We have all lived through a terrifying winter without heating, electricity, or the ability to meet the basic needs of an ordinary person in the 21st century. While the root cause is Russian aggression, another contributing factor remains the infantile conviction that the worst-case scenario could not happen to us simply because we do not deserve it. However, our positive thinking does not insulate us from the Russian Federation’s strategic goal: to destroy Ukrainian statehood by exhausting Ukrainian society through a long and illegal war. The necessary counterweights must be risk diversification, strong defence, and managerial excellence. Russia targets our energy infrastructure every year because it helps them partially achieve their objectives, and because they possess the means and resources to do so.
I see a direct analogy here with the post-war political recovery. However, while the cost in the energy sector is severe discomfort and exhaustion, the cost in the political process and post-war elections is low legitimacy, or even the loss of agency. Therefore, any errors stemming from a lack of systemic preparedness or a weak adaptation to post-war electoral challenges could prove fatal. We do not have the right to gamble with our future as if we have multiple lives or more than one Ukraine.
The electoral process will undoubtedly become a primary target for the aggressor state. Furthermore, Ukrainian society, eager for self-expression and possessing a massive demand for justice, may find itself vulnerable to populism and sophisticated campaigns by Russian specialists designed to sow division and polarization. This raises a question for us, the voters: will we be ready to distinguish populists from statesmen, mistakes from crimes, and the need for justice from a thirst for revenge over years stolen by the war that can never be recovered? The Central Election Commission, government bodies with specific roles in the process, and society as a whole must prepare for the first post-war elections as early as future Olympic champions begin their training.
Let’s be honest with ourselves: after five years without electoral cycles, the system has degraded and fallen into decay. The world around us is already experiencing a tsunami of AI usage in elections, cryptocurrencies, Russian information-propaganda operations, cyberattacks, and deepfakes, all of which feed on the fears and pain of voters triggered by global and local security crises. If we believe that the war experience has built Ukraine’s resilience against these issues, that is not entirely true.
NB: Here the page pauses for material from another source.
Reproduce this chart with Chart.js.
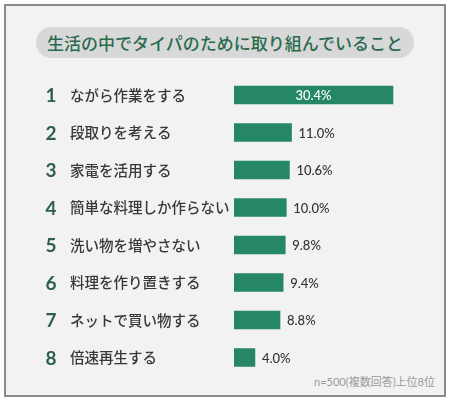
<!DOCTYPE html>
<html><head><meta charset="utf-8">
<script src="https://cdn.jsdelivr.net/npm/chart.js@4"></script>
<style>
html,body{margin:0;padding:0;background:#fff;}
#wrap{position:relative;width:450px;height:401px;overflow:hidden;}
#frame{position:absolute;left:4px;top:4px;width:438px;height:389px;border:2px solid #8a8a8a;background:#f2f2f2;}
#title{position:absolute;left:36px;top:27px;width:378px;height:31px;border-radius:16px;background:#d8d8d8;color:#2a6b4d;font-family:"Noto Sans CJK JP";font-weight:500;font-size:17px;line-height:31px;text-align:center;}
#note{position:absolute;right:15px;top:373px;color:#9a9a9a;font-family:Lato,"Noto Sans CJK JP";font-size:11px;}
canvas{position:absolute;left:0;top:0;}
</style></head>
<body><div id="wrap"><div id="frame"></div><div id="title">生活の中でタイパのために取り組んでいること</div><div id="note">n=500(複数回答)上位8位</div><canvas id="c" width="450" height="401"></canvas></div>
<script>
const ranks = ["1","2","3","4","5","6","7","8"];
const categories = ["ながら作業をする","段取りを考える","家電を活用する","簡単な料理しか作らない","洗い物を増やさない","料理を作り置きする","ネットで買い物する","倍速再生する"];
const values = [30.4,11.0,10.6,10.0,9.8,9.4,8.8,4.0];
const valueLabels = ["30.4%","11.0%","10.6%","10.0%","9.8%","9.4%","8.8%","4.0%"];

const labelPlugin = {
  id:'labels',
  afterDatasetsDraw(chart){
    const ctx = chart.ctx, ys = chart.scales.y, xs = chart.scales.x;
    ctx.save();
    ctx.textBaseline='middle';
    categories.forEach((c,i)=>{
      const y = ys.getPixelForValue(i);
      ctx.fillStyle='#2d5f4b';
      ctx.font='700 19px Lato';
      ctx.textAlign='center';
      ctx.fillText(ranks[i],51,y+1);
      ctx.fillStyle='#383838';
      ctx.font='500 14.5px "Noto Sans CJK JP"';
      ctx.textAlign='left';
      ctx.fillText(c,70,y);
      const xe = xs.getPixelForValue(values[i]);
      ctx.font='500 13px Lato';
      if(i===0){
        ctx.fillStyle='#ffffff';
        ctx.textAlign='center';
        ctx.fillText(valueLabels[i],(xs.getPixelForValue(0)+xe)/2,y+1);
      } else {
        ctx.fillStyle='#333333';
        ctx.textAlign='left';
        ctx.fillText(valueLabels[i],xe+7,y+1);
      }
    });
    ctx.restore();
  }
};

new Chart(document.getElementById('c'),{
  type:'bar',
  data:{labels:categories,datasets:[{data:values,backgroundColor:'#268764',barThickness:18,borderWidth:0}]},
  options:{
    indexAxis:'y',responsive:false,animation:false,devicePixelRatio:1,
    layout:{padding:{left:234,right:33,top:76.25,bottom:24.75}},
    plugins:{legend:{display:false},tooltip:{enabled:false}},
    scales:{
      x:{display:false,min:0,max:35,grid:{display:false}},
      y:{display:false,offset:true,grid:{display:false}}
    }
  },
  plugins:[labelPlugin]
});
</script></body></html>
We have become very thin-skinned; every political irritant now triggers a wave of raw emotion. We do not even know how many Ukrainian citizens currently reside within the country to maintain relevant voter lists, nor do we know what life trajectories they will choose for themselves over the next three to five years of such a war.
OPORA has consistently emphasised that elections during an active phase of conflict cannot be well-organized or competitive, and that a sham, facade democracy serves only autocrats. I have frequently heard that no one expects Ukraine to meet high standards regarding the quality and democratic nature of its first post-war elections. Frankly, this has always shocked me. Ukraine has a well-established democratic practice, and our society strives for high standards of participation in governance. This is why every single peaceful revolution since the restoration of our independence occurred precisely because of a demand for genuine, rather than simulated, rights, or a profound yearning for justice.
The stability and resilience of Ukraine’s future can be guaranteed by its final integration into the EU, grounded in the Copenhagen criteria, respect for human rights, the rule of law, and a democratic framework. Democracies still do not wage war against one another, but democracies are forced to fight for themselves. Therefore, the parliamentary working group established in December 2025 to develop the legislative framework for transitional elections, though initially stimulated by peace negotiations, must continue its work, accounting for all of Ukraine’s obligations to the EU and its own society. A roadmap for the stability of democratic institutions and progress in implementing measures jointly defined by Kyiv and Brussels is a win-win trajectory for reform in this sector. There is a significant risk that the group, which has already drafted approximately 65% of the bill on transitional elections, may lose its momentum amidst new wars, less active negotiations, and other looming crises. The solution here must be simple and rational: we influence what we can control. We do not control the Strait of Hormuz or global oil prices; we control our own progress in reforms. That is why investing sound effort here is a foolproof strategy.
OPORA is an organization founded by the generation of activists of the Orange Revolution, youth who stood against the falsification of the 2004 presidential elections. Despite our institution’s mature age, we still possess a great deal of energy and ideas, driven by a sense of mission that keeps us all focused. The weight of ensuring that the first post-war elections are fair, free, and secure is of historical importance to each and every one of us. I often tell my colleagues that perhaps this is the very reason we are still together.
Ukraine will undoubtedly prevail if the political rights of every citizen are properly protected, if elections are thoroughly prepared, and if politicians, despite their exhaustion, remember their state-building mission. If we adopt human rights as our core value framework, parliamentarians will be able to handle the entire spectrum of so-called “political issues” swiftly and effectively, while we are already quite successful at navigating most of the technical and procedural challenges.